The political timing, Tennessee senator Bob Corker noted, couldn’t be better for Johnson and Wubbenhorst’s research to reach the right audience. “Now we’re in a new era with lots of needs and tremendous opportunity,” Corker said, “So whoever eighteen months ago thought of putting this together and getting Baylor University involved in this certainly had some presence of mind.” Dr. Carson’s chief of staff, who’s also heading to HUD, attended the study’s formal release and has already taken its findings to the boss—so, indeed, “there may be some receptivity,” Johnson told me.
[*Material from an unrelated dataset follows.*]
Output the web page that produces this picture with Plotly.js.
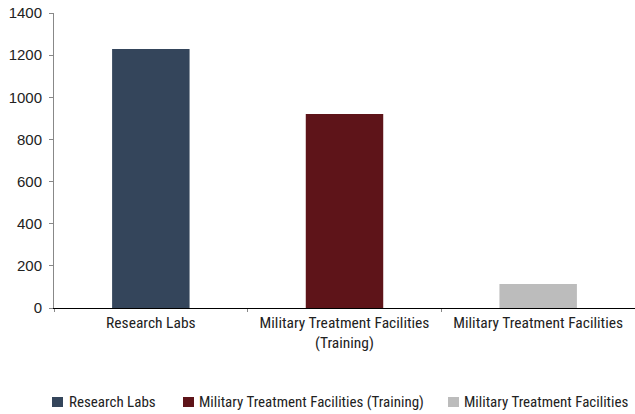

Further productive research along these lines would be right up the alley of a holistic HUD.

Plus, the runaway spending watchdogs among us will also take heed. In these eleven cities alone, the work of faith-based organizations rehabilitating the homeless has an estimated value of $119 million. Because, per Wubbenhorst, “An employed person contributes income tax to the tax base, sales tax. Someone with better health incurs fewer health costs. Someone who can raise their own child needs fewer children in foster care.” For programs that cost $91.7 million to run, $12.7 million comes from the federal government. Counting by souls or counting by taxpayers’ pennies, the return on investment is remarkable.

The federally supported best practice Housing First policies do not, as such, consistently comport with the work of these religious organizations. You might call these shops “Housing-Plus”—in which “plus” comprises a structured fellowship and an optional, or mandatory, chapel service.

Critics of faith-based organizations focus on their proselytizing: Herb Johnson, who heads up the San Diego Rescue Mission, told a story of a legal snafu—a lawsuit brought by an advocacy group—which he could have avoided if he’d agreed to “take the Bibles out of the building.” Not a chance: “Without the bible, we’d just be a hotel for homeless people.” (Thanks to the Gideons, they’d actually have far fewer Bibles than a hotel but that’s neither here nor there.)

Herb will be the first to tell you what a melting pot of lost souls finds its way to the Mission’s long term recovery housing: “We have Jews, atheists, and Muslims,” he said, “And they all go to chapel twice a day. They don’t have to jump up and down and shout. They don’t have to profess anything—but they’ve got to show up.” Learn how to show up, to paraphrase Woody Allen, and you’re eighty-percent of the way there.

The Reverend Andy Bales, minister to Los Angeles’ skid row, runs the Union Rescue Mission. Chapel attendance is optional there, but they do impose extrinsic structure with expectations for chaste behavior. Often, Bales said, if someone begins addiction recovery at his mission and then moves on to a Housing First facility “where alcohol flows free” they’ll flock back to URM, fearing for their sobriety: “The buildings are built, the supporting services don’t come along.”

To paraphrase the good book, Man shall not live on public housing alone, but on every word that comes from the mouth of God.

But it’s less scripture than a common faith in the human spirit propelling this notion that housing alone can’t cut it. As ever, the best social science can do is nail down with data, qualitative or quantitative, what we thinking, feeling humans of earth already know but have ignored, to our detriment, because it’s unfashionable or politically inconvenient. Such as the idea that homeless people, just like the rest of us, need sustaining social supports. At the root of their troubles, there’s a greater loss than four walls and a roof.